SET EXERCISE - List each line holding the string "chart".

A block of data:
== == ==
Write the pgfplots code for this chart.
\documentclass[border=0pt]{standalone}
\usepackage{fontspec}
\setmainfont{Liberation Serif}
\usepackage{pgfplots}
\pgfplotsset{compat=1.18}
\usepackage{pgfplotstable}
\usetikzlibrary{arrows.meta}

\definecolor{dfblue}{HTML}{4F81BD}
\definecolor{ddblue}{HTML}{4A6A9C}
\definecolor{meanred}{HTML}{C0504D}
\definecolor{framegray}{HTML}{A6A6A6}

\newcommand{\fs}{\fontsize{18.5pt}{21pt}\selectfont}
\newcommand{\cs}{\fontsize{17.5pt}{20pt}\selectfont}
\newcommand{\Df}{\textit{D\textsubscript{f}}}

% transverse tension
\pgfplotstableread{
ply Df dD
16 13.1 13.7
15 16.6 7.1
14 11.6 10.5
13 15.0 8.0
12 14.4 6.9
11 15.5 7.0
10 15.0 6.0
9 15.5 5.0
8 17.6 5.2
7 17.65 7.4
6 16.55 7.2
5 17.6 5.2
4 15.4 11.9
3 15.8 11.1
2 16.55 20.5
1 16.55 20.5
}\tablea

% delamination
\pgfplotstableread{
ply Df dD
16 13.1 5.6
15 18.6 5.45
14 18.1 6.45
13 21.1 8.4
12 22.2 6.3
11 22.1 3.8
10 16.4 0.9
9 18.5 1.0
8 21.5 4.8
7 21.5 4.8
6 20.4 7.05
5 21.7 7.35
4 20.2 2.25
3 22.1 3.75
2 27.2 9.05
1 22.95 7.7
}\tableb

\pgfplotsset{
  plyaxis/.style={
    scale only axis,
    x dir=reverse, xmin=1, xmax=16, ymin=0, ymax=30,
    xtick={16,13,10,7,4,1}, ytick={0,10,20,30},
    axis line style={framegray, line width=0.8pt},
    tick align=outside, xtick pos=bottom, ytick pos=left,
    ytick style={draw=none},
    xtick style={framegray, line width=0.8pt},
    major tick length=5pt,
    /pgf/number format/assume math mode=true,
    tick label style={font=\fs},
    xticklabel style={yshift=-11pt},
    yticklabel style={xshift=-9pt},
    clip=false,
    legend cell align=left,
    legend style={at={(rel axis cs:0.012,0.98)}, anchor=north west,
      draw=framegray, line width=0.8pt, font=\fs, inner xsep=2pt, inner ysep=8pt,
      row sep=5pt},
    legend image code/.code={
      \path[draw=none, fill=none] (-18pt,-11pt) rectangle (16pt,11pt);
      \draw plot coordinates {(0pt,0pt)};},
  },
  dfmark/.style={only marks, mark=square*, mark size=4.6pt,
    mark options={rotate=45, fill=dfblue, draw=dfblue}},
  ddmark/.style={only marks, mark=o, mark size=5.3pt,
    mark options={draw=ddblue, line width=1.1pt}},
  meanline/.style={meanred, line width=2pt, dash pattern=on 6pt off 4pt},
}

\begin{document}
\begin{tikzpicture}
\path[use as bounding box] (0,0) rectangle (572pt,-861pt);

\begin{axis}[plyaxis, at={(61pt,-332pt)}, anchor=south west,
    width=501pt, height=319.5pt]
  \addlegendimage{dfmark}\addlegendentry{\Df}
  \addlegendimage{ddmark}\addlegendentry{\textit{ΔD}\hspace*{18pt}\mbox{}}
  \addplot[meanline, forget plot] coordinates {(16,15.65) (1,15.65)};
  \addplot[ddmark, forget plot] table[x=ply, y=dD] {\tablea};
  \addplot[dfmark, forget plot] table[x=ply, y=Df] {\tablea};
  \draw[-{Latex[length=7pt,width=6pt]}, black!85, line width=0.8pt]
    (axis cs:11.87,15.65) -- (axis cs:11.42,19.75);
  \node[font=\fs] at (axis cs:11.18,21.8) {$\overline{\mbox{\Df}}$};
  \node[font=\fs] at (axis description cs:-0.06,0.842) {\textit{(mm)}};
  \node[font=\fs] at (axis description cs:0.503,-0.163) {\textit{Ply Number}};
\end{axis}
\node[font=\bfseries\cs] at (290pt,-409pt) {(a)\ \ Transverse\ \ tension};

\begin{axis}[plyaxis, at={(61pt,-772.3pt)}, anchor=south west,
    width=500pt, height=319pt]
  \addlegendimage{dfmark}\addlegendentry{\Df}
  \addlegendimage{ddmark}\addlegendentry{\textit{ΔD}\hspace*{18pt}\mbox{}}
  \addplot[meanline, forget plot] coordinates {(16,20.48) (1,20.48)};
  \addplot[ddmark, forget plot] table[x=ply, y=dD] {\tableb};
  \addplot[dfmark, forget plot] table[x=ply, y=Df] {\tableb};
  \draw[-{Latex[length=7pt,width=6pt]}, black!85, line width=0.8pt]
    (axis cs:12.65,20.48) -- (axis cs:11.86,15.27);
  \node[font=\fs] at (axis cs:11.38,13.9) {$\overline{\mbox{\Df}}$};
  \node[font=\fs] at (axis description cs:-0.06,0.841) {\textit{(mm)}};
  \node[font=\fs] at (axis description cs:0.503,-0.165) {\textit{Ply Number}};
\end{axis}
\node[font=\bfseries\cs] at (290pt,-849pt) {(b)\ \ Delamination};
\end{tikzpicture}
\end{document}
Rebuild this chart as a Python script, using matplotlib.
== == ==
EXPECTED ANSWER -
Write the pgfplots code for this chart.
Rebuild this chart as a Python script, using matplotlib.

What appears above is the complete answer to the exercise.